[Figure scripts]
= = =

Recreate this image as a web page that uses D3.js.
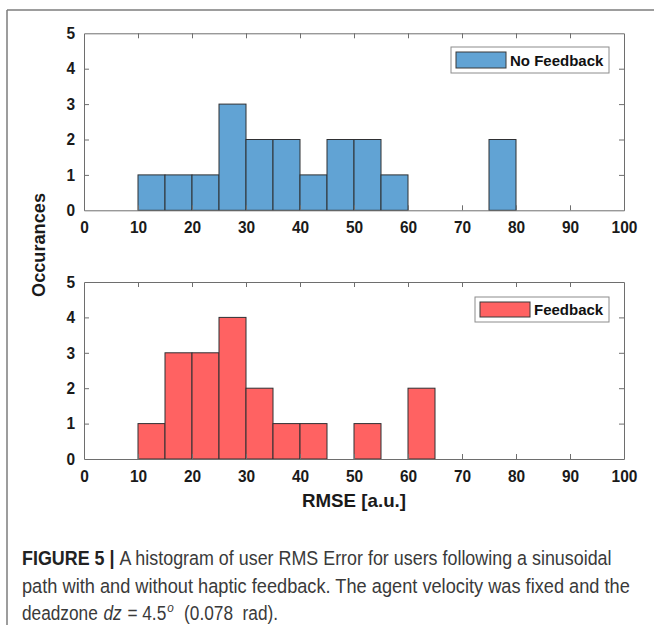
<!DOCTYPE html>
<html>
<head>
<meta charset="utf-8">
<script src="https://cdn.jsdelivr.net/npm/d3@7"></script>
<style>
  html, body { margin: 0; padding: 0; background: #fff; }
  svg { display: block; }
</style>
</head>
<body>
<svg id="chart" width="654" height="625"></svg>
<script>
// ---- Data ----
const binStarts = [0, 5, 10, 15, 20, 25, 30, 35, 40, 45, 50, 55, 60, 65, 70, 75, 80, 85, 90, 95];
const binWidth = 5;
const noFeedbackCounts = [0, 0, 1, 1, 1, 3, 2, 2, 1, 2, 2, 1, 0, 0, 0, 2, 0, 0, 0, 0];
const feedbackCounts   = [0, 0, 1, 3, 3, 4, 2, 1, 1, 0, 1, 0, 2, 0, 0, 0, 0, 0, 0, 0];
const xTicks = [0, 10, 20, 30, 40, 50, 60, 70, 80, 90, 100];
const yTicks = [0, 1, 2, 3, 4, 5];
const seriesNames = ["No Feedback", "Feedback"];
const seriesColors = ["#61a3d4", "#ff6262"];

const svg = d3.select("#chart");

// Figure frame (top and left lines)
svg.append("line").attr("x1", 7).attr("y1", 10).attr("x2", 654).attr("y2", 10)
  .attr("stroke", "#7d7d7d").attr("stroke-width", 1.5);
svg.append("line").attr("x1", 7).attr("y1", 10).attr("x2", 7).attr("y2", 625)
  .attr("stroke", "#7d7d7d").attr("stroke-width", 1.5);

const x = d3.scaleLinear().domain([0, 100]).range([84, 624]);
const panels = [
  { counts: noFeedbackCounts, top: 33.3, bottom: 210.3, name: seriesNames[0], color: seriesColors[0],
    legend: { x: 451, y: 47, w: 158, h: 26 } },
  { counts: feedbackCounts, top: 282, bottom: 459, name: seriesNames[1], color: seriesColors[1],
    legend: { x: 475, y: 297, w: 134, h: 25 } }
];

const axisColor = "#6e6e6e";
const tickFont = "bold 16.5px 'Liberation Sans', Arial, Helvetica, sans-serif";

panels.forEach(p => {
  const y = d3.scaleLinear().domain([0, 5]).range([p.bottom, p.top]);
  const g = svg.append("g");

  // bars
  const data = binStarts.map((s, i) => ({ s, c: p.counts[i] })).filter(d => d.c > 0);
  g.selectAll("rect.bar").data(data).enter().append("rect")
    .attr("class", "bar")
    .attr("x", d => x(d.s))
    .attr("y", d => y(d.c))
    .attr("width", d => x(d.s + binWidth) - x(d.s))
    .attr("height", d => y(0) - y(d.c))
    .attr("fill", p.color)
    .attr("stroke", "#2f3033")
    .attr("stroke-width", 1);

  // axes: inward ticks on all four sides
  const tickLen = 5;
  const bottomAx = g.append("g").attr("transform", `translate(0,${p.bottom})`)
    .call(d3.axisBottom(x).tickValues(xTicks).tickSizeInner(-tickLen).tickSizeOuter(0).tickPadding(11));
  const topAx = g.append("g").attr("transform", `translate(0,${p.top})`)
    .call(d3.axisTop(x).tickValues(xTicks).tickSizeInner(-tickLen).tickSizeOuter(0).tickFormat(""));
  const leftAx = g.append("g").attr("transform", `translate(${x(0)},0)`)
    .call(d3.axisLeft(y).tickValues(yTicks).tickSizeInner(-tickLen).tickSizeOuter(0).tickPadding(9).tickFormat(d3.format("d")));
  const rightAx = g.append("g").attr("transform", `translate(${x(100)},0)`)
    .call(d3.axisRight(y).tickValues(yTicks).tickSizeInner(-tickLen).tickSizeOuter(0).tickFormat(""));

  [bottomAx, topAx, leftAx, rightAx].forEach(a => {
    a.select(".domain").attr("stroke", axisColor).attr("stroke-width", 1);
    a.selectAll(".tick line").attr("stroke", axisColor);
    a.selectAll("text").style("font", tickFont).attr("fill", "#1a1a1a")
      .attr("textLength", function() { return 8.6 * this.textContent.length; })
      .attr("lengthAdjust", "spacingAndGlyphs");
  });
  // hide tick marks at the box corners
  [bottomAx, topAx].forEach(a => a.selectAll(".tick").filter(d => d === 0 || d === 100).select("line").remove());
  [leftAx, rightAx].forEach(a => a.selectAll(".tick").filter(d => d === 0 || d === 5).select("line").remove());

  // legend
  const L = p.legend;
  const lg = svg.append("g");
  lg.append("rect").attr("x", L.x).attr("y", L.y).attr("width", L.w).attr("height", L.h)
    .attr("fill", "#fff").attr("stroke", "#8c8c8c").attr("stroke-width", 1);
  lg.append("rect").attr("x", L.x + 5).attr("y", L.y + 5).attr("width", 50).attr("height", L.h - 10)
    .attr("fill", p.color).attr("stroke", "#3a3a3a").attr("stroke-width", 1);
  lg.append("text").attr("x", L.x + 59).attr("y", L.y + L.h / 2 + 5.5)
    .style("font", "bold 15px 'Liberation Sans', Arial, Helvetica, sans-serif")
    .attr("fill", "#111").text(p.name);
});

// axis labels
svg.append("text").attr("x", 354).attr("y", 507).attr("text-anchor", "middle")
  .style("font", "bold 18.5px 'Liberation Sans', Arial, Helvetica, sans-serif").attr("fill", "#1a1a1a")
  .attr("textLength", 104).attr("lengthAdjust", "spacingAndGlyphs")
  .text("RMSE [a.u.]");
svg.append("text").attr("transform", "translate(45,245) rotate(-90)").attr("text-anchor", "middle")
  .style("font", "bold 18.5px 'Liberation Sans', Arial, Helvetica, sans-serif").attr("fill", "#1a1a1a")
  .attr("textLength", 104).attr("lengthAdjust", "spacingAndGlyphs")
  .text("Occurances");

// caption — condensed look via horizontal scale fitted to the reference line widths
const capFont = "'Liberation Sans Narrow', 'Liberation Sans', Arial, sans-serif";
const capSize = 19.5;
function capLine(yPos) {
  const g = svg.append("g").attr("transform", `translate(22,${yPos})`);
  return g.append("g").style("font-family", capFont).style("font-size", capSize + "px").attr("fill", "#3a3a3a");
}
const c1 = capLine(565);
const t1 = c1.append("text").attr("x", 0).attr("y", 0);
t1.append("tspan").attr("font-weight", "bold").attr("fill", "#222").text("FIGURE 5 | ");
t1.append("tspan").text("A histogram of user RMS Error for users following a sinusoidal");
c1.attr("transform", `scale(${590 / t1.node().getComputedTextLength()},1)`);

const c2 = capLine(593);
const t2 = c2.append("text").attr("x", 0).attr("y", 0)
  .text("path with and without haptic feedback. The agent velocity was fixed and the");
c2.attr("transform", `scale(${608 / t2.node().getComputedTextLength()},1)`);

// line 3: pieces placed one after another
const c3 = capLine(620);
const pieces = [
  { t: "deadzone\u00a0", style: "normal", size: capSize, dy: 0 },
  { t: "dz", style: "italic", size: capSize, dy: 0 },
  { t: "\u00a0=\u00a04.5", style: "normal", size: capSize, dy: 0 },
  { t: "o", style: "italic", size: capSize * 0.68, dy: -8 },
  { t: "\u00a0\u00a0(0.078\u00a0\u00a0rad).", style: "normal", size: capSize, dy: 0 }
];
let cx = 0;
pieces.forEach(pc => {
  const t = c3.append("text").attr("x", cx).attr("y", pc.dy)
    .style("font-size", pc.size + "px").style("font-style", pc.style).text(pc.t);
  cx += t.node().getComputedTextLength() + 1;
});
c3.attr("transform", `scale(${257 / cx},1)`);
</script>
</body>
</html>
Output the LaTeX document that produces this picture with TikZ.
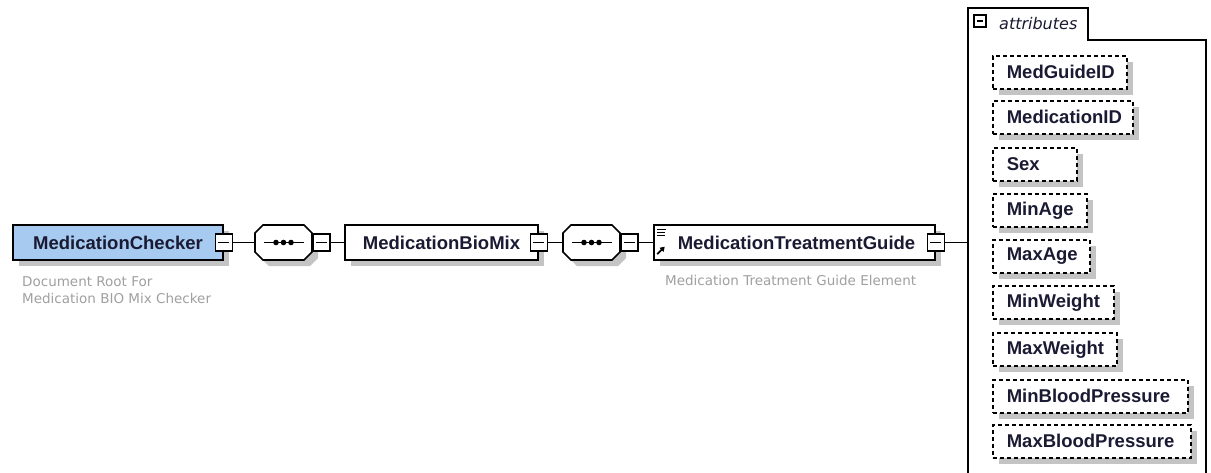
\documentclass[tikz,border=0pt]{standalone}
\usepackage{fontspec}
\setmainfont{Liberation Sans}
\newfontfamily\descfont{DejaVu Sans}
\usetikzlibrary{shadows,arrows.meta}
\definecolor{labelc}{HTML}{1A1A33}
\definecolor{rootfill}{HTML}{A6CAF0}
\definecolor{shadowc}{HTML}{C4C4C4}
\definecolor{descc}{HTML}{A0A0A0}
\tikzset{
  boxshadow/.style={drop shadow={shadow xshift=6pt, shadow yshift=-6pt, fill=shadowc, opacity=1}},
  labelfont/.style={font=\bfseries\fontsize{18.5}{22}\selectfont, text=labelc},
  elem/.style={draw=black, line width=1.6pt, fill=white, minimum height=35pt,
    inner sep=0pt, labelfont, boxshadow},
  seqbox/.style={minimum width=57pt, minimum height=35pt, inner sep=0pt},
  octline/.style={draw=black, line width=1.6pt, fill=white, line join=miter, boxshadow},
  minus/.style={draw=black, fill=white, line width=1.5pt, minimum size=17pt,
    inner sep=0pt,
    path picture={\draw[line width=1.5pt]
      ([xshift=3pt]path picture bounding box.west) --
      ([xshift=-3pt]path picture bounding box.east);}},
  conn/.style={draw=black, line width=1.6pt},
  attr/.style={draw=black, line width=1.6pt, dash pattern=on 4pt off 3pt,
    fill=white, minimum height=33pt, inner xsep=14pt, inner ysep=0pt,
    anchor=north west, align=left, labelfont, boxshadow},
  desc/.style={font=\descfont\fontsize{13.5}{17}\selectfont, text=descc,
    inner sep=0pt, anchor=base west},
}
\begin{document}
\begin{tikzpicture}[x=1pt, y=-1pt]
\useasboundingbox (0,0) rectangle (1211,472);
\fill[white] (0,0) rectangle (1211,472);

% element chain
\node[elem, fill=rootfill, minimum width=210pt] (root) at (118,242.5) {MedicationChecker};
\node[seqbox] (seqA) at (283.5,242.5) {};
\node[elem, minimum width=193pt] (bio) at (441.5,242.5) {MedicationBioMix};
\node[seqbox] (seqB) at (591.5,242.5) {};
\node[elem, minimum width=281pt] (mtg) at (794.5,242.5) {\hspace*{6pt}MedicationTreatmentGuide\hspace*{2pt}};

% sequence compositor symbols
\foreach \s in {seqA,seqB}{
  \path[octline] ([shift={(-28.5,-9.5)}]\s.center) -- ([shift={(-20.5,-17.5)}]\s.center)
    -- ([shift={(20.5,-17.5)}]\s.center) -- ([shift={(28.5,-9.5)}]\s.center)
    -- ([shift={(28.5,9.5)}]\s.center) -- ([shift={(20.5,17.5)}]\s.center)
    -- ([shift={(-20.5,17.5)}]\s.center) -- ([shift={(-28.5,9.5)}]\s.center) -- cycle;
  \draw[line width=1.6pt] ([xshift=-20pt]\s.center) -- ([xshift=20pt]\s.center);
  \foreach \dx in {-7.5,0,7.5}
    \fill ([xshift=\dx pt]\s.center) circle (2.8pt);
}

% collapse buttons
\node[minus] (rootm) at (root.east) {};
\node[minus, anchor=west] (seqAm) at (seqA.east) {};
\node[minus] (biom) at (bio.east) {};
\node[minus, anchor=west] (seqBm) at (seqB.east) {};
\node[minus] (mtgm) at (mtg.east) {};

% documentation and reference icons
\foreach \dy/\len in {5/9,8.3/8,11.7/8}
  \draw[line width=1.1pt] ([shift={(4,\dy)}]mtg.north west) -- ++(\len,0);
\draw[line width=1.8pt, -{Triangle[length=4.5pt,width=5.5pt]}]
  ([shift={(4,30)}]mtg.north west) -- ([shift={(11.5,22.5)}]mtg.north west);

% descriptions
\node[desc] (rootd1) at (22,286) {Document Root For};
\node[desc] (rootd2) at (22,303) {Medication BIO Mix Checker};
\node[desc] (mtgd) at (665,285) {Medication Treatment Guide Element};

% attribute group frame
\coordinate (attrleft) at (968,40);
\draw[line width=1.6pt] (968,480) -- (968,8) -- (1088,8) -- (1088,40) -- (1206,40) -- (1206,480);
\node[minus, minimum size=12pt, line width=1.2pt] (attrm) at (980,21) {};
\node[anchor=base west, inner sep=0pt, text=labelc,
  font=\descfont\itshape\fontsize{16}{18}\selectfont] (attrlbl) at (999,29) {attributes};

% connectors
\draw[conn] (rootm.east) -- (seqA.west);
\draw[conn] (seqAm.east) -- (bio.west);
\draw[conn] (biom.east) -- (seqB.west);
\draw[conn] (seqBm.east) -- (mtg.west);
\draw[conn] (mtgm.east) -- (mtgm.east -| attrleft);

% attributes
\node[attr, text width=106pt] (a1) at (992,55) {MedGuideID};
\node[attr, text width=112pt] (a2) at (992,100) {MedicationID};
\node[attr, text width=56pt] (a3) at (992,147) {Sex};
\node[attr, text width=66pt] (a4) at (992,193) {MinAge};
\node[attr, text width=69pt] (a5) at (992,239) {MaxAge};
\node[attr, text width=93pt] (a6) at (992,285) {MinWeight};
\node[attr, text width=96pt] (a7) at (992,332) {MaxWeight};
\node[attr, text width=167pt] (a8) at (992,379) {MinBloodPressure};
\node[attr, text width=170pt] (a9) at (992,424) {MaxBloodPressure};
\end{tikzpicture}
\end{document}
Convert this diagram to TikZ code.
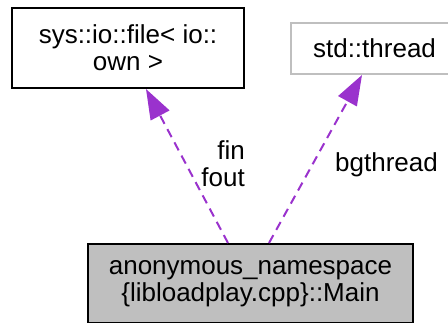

= = =

Quote the data above exactly from the line with "Output the LaTeX" to the line with "minimum width=281pt] (mtg)", both ends counted, and nothing else. Pictures don't go in.

Output the LaTeX document that produces this picture with TikZ.
\documentclass[tikz,border=0pt]{standalone}
\usepackage{fontspec}
\setmainfont{Liberation Sans}
\newfontfamily\descfont{DejaVu Sans}
\usetikzlibrary{shadows,arrows.meta}
\definecolor{labelc}{HTML}{1A1A33}
\definecolor{rootfill}{HTML}{A6CAF0}
\definecolor{shadowc}{HTML}{C4C4C4}
\definecolor{descc}{HTML}{A0A0A0}
\tikzset{
  boxshadow/.style={drop shadow={shadow xshift=6pt, shadow yshift=-6pt, fill=shadowc, opacity=1}},
  labelfont/.style={font=\bfseries\fontsize{18.5}{22}\selectfont, text=labelc},
  elem/.style={draw=black, line width=1.6pt, fill=white, minimum height=35pt,
    inner sep=0pt, labelfont, boxshadow},
  seqbox/.style={minimum width=57pt, minimum height=35pt, inner sep=0pt},
  octline/.style={draw=black, line width=1.6pt, fill=white, line join=miter, boxshadow},
  minus/.style={draw=black, fill=white, line width=1.5pt, minimum size=17pt,
    inner sep=0pt,
    path picture={\draw[line width=1.5pt]
      ([xshift=3pt]path picture bounding box.west) --
      ([xshift=-3pt]path picture bounding box.east);}},
  conn/.style={draw=black, line width=1.6pt},
  attr/.style={draw=black, line width=1.6pt, dash pattern=on 4pt off 3pt,
    fill=white, minimum height=33pt, inner xsep=14pt, inner ysep=0pt,
    anchor=north west, align=left, labelfont, boxshadow},
  desc/.style={font=\descfont\fontsize{13.5}{17}\selectfont, text=descc,
    inner sep=0pt, anchor=base west},
}
\begin{document}
\begin{tikzpicture}[x=1pt, y=-1pt]
\useasboundingbox (0,0) rectangle (1211,472);
\fill[white] (0,0) rectangle (1211,472);

% element chain
\node[elem, fill=rootfill, minimum width=210pt] (root) at (118,242.5) {MedicationChecker};
\node[seqbox] (seqA) at (283.5,242.5) {};
\node[elem, minimum width=193pt] (bio) at (441.5,242.5) {MedicationBioMix};
\node[seqbox] (seqB) at (591.5,242.5) {};
\node[elem, minimum width=281pt] (mtg) at (794.5,242.5) {\hspace*{6pt}MedicationTreatmentGuide\hspace*{2pt}};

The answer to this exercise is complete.